Kafka provides very scalable and reliable ingestion of streaming data organized into user-defined topics. By focusing on a relatively narrow range of capabilities, it does what it does very well. Hence, it makes a great buffer between downstream tools like Spark and upstream sources of data, especially those sources that can’t be queried again in the event that data is, for some reason, lost downstream.
Finally, records can be written to a scalable, resilient database, like Cassandra,Riak, or HBase; or to a distributed filesystem, like HDFS or S3. Kafka might also be used as a temporary store of processed data, depending on the downstream access requirements.
Most enterprises today are really wrangling data sets in the multi-terabyte size range, rather than the petabyte size range typical of the large, well-known Internet companies. They want to manipulate and integrate different data sources in a wide variety of formats, a strength of Big Data technologies. Overnight batch processing of large datasets was the start, but it only touched a subset of the market requirements for processing data.
Now, speed is a strong driver for an even broader range of use cases. For most enterprises, that generally means reducing the time between receiving data and when it can be processed into information. This can include traditional techniques like joining different datasets, and creating visualizations for users, but in a more “real-time” setting. Spark thrives in working with data from a wide variety of sources and in a wide variety of formats, from small to large sizes, and with great efficiency at all size scales.

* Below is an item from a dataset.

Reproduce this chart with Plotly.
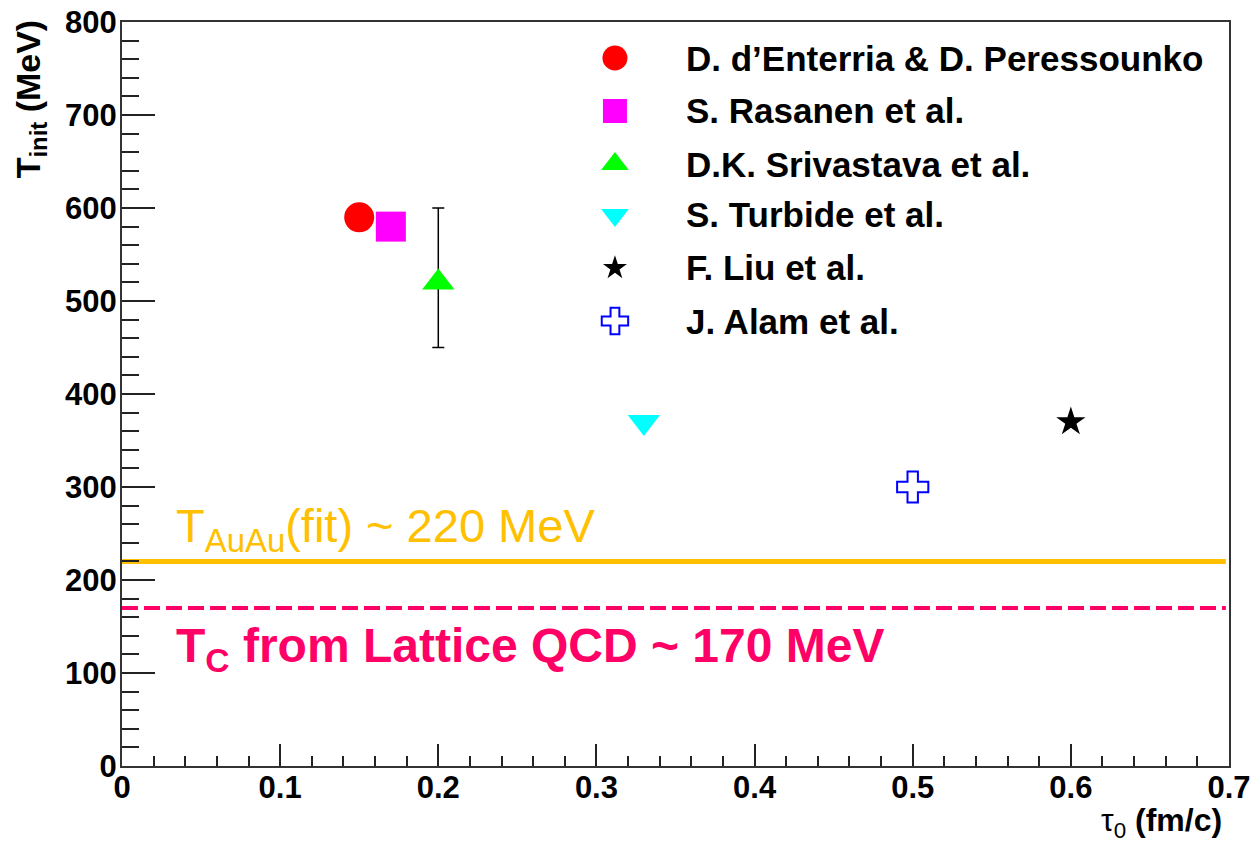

You tend to think of open source disrupting existing markets, but this streaming data/fast data movement was really born outside of commercial, closed-source data tools. First you had large Internet companies like Google solving the fast data problem at a scale never seen before, and now you have open-source projects meeting the same needs for a larger community. For developers diving into Fast Data, the Spark/Kafka/Cassandra “stack” is the best place to start.